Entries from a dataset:
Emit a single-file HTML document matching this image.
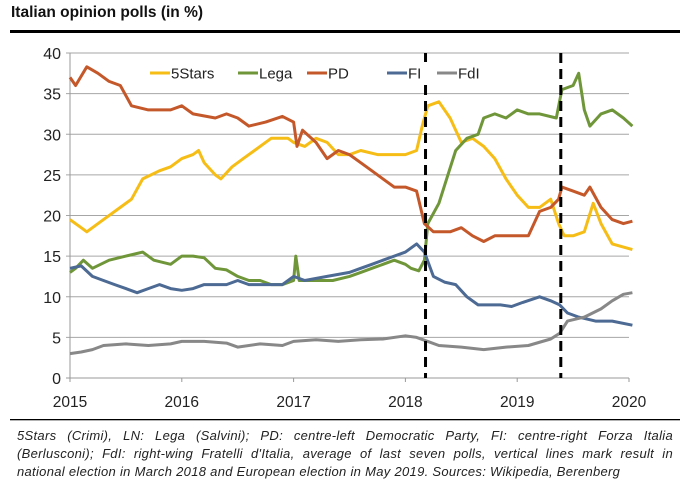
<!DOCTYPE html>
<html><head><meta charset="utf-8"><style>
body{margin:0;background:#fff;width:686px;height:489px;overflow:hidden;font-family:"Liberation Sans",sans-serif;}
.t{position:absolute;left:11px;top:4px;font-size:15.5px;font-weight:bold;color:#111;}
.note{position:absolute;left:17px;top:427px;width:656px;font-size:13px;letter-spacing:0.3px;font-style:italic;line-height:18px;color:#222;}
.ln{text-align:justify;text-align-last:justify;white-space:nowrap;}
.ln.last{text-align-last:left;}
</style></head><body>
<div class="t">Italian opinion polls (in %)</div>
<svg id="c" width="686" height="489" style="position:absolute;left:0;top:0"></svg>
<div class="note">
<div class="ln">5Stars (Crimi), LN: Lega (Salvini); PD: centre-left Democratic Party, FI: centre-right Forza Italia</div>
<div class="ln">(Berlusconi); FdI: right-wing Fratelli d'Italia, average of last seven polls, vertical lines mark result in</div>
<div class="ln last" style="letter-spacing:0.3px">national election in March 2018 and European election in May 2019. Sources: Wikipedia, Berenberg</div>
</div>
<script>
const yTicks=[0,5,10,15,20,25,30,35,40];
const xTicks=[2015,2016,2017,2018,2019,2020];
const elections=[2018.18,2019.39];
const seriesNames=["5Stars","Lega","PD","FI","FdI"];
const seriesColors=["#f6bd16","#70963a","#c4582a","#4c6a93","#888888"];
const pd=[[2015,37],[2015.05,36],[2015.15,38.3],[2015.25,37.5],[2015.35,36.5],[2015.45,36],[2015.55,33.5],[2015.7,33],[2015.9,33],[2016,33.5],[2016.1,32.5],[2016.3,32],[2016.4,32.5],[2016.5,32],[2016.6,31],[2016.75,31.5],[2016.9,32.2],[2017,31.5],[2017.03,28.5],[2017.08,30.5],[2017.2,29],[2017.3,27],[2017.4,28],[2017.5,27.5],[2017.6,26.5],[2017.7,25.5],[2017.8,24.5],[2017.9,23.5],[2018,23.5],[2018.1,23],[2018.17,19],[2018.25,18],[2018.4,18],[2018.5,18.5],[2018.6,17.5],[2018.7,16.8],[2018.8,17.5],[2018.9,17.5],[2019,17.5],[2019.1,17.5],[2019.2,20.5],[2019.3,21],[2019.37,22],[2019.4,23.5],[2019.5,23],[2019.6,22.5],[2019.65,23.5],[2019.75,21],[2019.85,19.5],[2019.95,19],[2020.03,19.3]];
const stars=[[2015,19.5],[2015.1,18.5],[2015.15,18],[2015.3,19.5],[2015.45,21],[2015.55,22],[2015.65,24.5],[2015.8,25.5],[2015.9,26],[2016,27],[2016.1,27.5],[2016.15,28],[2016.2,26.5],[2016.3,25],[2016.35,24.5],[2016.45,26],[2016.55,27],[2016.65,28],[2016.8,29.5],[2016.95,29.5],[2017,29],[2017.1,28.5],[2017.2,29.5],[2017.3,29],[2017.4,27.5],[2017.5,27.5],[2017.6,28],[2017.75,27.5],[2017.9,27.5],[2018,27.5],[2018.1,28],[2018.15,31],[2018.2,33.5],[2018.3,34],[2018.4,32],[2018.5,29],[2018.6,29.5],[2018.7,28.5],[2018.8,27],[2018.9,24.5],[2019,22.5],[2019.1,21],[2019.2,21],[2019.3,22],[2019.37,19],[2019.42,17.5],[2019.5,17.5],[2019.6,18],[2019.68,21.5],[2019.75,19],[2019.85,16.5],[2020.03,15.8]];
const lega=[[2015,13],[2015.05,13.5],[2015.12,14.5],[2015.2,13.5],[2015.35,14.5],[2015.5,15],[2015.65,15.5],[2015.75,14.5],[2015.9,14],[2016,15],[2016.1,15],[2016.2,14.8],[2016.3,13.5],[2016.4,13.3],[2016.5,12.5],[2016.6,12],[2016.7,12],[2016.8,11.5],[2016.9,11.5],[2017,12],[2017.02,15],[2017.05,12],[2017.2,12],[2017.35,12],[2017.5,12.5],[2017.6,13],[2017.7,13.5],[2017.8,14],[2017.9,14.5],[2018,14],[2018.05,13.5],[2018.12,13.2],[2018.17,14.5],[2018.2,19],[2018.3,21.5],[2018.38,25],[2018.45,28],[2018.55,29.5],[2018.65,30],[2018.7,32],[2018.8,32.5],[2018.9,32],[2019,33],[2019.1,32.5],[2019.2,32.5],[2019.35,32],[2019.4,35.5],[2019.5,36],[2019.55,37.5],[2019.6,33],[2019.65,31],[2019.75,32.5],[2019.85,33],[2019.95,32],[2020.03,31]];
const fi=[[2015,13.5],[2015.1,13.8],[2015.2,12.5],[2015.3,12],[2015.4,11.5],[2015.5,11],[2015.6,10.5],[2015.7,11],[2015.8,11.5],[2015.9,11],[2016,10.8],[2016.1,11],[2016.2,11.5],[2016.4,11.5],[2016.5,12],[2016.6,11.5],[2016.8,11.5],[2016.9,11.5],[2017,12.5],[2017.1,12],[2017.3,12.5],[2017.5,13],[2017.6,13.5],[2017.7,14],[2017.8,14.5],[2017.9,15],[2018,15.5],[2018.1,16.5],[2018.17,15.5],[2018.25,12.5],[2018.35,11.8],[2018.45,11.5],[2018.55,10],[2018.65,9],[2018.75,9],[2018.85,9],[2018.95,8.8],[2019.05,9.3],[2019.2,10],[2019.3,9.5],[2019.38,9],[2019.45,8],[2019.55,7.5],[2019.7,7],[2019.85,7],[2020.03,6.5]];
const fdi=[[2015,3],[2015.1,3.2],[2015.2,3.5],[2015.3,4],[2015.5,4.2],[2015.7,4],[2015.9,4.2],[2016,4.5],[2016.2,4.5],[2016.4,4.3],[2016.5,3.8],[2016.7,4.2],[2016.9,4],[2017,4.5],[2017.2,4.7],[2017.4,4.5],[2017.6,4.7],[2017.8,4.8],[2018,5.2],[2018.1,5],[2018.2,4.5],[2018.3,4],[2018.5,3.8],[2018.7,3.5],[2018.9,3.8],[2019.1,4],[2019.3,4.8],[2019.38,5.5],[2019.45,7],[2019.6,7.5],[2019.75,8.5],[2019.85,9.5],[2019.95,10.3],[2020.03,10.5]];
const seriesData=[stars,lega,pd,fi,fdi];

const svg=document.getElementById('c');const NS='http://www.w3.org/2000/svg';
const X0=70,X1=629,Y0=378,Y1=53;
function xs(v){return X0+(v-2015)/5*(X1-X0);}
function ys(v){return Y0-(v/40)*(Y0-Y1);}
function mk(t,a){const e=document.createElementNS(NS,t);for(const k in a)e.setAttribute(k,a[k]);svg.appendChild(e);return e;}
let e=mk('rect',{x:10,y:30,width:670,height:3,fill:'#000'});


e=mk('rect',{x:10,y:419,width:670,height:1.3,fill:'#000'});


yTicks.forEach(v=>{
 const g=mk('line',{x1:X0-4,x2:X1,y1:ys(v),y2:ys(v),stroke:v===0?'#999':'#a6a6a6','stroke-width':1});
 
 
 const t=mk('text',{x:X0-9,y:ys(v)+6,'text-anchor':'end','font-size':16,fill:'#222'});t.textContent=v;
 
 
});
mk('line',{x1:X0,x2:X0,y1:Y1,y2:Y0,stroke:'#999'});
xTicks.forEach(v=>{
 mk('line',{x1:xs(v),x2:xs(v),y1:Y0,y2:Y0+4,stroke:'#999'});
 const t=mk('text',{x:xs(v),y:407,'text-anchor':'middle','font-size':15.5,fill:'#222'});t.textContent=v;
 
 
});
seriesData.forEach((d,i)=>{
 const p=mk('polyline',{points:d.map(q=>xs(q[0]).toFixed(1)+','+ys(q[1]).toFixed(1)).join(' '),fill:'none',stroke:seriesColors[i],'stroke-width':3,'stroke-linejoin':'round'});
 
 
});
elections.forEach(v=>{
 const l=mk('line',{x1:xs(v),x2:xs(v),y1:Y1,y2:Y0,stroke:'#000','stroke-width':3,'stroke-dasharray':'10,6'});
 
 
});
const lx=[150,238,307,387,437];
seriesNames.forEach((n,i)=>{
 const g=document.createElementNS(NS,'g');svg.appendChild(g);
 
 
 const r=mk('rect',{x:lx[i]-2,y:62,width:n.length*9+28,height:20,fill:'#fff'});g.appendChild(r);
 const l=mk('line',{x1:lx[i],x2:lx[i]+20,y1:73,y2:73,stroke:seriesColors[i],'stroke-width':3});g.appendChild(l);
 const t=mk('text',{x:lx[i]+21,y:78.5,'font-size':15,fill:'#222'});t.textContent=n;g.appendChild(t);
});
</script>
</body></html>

==

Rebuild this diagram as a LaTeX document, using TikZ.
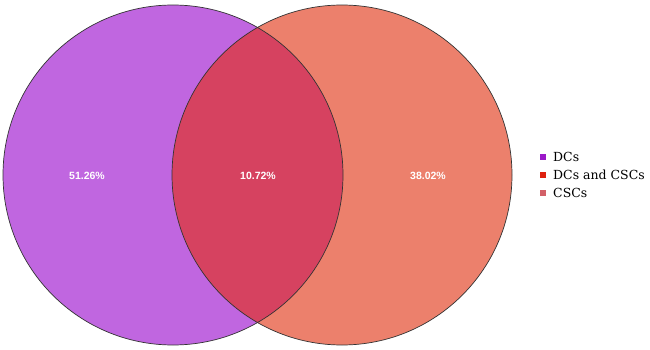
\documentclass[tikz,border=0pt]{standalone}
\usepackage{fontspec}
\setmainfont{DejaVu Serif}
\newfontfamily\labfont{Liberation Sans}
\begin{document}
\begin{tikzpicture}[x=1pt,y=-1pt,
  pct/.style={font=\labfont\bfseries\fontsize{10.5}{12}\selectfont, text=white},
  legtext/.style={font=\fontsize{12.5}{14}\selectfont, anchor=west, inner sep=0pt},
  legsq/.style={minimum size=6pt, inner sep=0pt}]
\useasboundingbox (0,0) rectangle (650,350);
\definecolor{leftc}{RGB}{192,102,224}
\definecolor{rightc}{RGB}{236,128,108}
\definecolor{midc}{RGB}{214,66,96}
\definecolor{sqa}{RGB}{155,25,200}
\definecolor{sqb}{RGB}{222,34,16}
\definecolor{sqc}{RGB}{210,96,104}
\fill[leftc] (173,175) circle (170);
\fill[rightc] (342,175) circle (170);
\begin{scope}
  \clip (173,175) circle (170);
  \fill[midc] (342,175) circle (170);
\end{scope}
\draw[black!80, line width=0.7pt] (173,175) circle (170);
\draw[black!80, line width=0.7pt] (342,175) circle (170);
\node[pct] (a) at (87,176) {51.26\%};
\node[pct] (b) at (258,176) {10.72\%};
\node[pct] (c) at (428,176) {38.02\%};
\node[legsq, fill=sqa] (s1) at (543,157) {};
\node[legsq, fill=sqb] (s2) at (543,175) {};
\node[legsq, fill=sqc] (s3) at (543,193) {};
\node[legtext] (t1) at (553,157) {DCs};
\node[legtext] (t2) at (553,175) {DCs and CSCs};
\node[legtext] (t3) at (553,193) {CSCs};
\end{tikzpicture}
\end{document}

Direction:
Identify and copy all lines with the word "this".

Reply to the exercise:
Emit a single-file HTML document matching this image.
Rebuild this diagram as a LaTeX document, using TikZ.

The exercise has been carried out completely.